Acre upon acre of agricultural land was developed; by the outbreak of the Second
World War, hundreds of thousands of new houses covered countryside that had
once defined and separated detached, autonomous villages like Hornchurch, Ruislip,
and Morden as recently as the end of the previous war (Bowdler 114). Like Gordon
Comstock, suburbanites learned to exchange the benefits of proximity to villages
and woods seen as “authentically English” for the benefits of having
an expanded, modern public transportation system linking them to the city’s
center. By the mid-1930s, 2.5 million people were traveling every day within
greater London. In part as a consequence of such movement, “the commuter
[came to challenge] the Cockney for the title of the Typical Londoner” (Bowdler
Michael T. Saler’s study of the London Underground in interwar London
tells an engrossing story about the growth of the subway system under the direction
of Frank Pick, the autocratic executive on the London Passenger Transport Board.
Pick’s passion and vision made possible the real and imagined ascendancy
of the commuter in interwar London. Pick wanted to wed the social ideals of
the nineteenth-century arts and crafts movement to modern art and postwar transportation
technology in order to create a new community or corporate identity for London.
He believed that the underground tracks would give the above ground metropolis
a coherent shape, transforming what he and many critics saw as a sprawling,
incoherent city into a bounded whole. Modern art was to provide the means by
which Pick hoped to achieve this ideal. He commissioned artists like Charles
Holden to fashion a unified style for the Underground, from the design of its
waste bins to the architecture of its stations (27-28).
Pick’s determination to achieve a whole or wholesome London is a prominent
example of the kind of trouble the suburbs posed to the Londoner’s imagination.
Where was London amid the sprawl? How could it be recognized? Even named? Pick
and Orwell, in their very different ways, represent “highbrow” approaches
to the problems of regional identity posed by the suburb. In what follows,
I look at two “lowbrow” forms of writing, ramble books and series
novels, to show how a mirror image of the troubled suburban fantasies of elites
can be found in popular literature.
In ramble books and series novels, nostalgia for the lost countryside and village
motivates the plots, settings, and, one assumes, readership. Such attractive
nostalgia for lost geographical and social forms emerges out of the suburban
destruction of greenery that those forms implicitly lament. Paradoxically,
such books would have found a part of their audience in the Gordon Comstocks
of London, the members of the strap-hanging army who only found the daily journey
bearable through the distraction of novels, even novels that omitted or even
regretted their very existence (Bowdler 111)!

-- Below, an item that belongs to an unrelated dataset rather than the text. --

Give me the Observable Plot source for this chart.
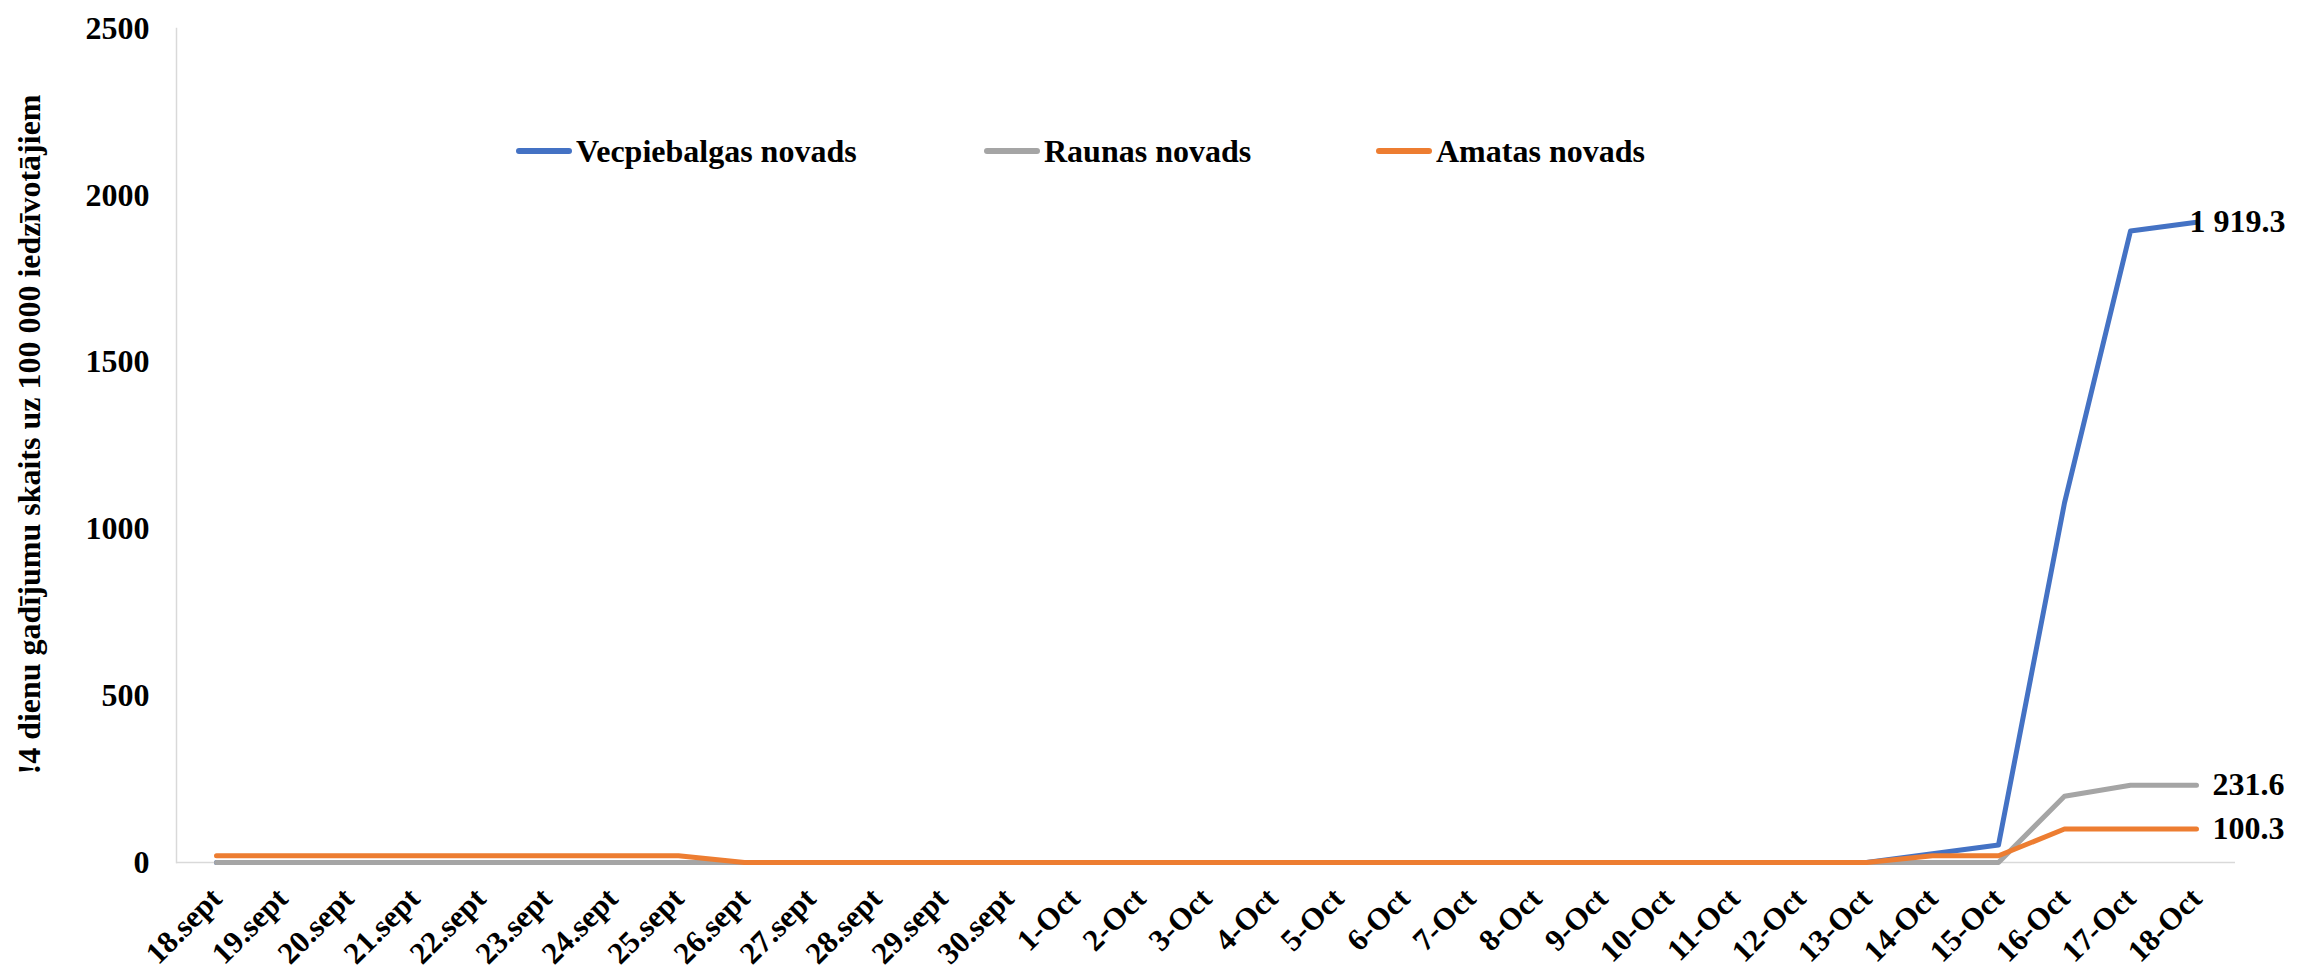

The ramble book is exemplified by titles like The Fringe of London; Being Some
Ventures and Adventures in Topography or Where London Sleeps: Historical Journeying
into the Suburbs.8 All of these ramble books boast an avuncular first-person
narrator who is bent on discovering the old (the authentic) within the new
suburban terrain. We need look no farther than the forced pseudo-eighteenth-century
prose style of the extended subtitle of The Fringe of London—“on
rambling round the outskirts of London, and of the unexpected turns, trials,
and triumphs that lie in the path of the wayfarer”—to discover
the depth of yearning for the past that undergirds these books. The genteel,
tedious nostalgia of the following passage from Where London Sleeps is also
exemplary: “Londoners live and sleep in places that in one’s lifetime
had been remote and inaccessible. The City, London’s magnetic pole, attracts
to itself for the working day a vast army of black-coated toilers numbering
hundreds of thousands, who pour out again at dark, homewards . . .” (Bell
vii). The author’s comparison of suburbanites to the undead of Dante’s
hell or Eliot’s Waste Land exposes the way suburbs challenged Londoners’ regional
identity. On the one hand, suburbanites are dark, damned outsiders who do not
know London history and thus are not true Londoners. On the other hand, such
outsiders can be taught to see London’s “authentic” pre-suburban
history and thus to recognize their true responsibilities and be reborn and
redeemed as Londoners.
A more entertaining example of such instructive confusion over regional identity
is evident in Thomas Burke’s The Outer Circle: Rambles in Remote London.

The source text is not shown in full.